The color you perceive is a weighted average of the intensities of different wavelengths of light that hit your eye. Ultra-violet and infra-red have a weight of zero (invisible). Most colors not at the edge of visible spectrum have weights that are roughly the same order of magnitude.

Hot bodies emit various wavelengths, but the distribution of intensities is roughly a bell curve. If you sum up all these intensities, but weight them by the aforementioned weights in the previous paragraph, you would calculate what color would be perceived when looking at that object.

Barely glowing hot objects emit a ton of infra-red (with perceptual weight zero) and a bit in the visual spectrum, on the red end of it (with a non-zero weight). So we perceive a red glow.

Extremely ludicrously hot objects emit a ton of ultra-violet, X-ray and gamma rays (all with zero weight for visual perception), but also a bit on the blue end of the visible spectrum (with a non-zero weight for perception). So they look blue. Well, they would have looked blue, if the invisible bombardment of gamma rays did not immediately evaporate you.
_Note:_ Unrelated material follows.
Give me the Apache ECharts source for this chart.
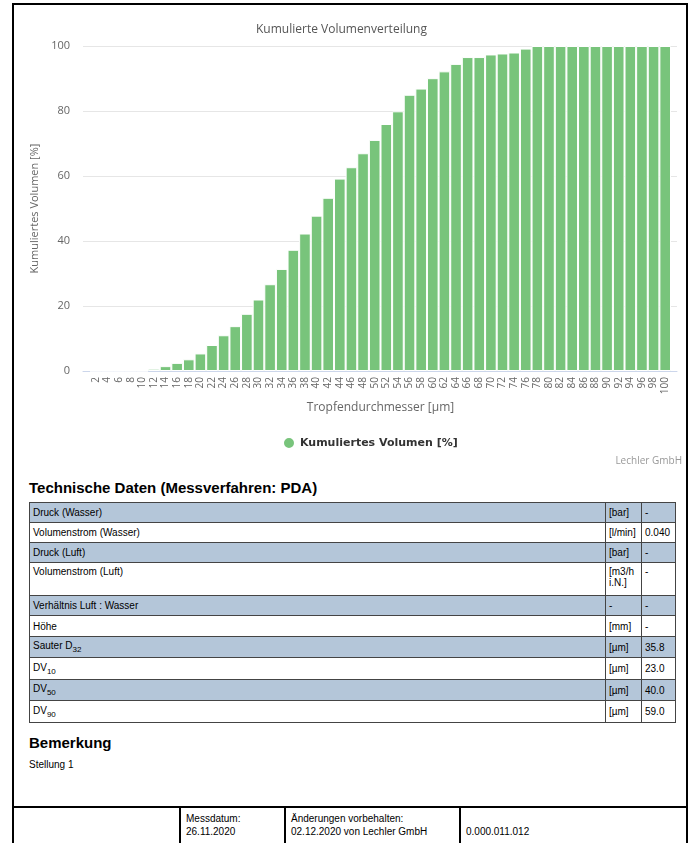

A hot object emits light over a wide range of frequencies.

At the low end of those frequencies, the intensity at each fequency is roughly proportional to the object's temperature multiplied by the frequency squared.

Once an object is hot enough, all of visible light is in the low end of the frequency range. Which means the ratios between all visible frequencies are based on frequency squared and nothing else.

That gives us a specific spectrum, where blue is about twice as intense as red. That spectrum has a specific color, the same color as #94B1FF.

(Note that other RGB values also represent the same color at different brightnesses. That's fine, because we're not worried about brightness in this math. Brightness scales linearly with the temperature of the object.)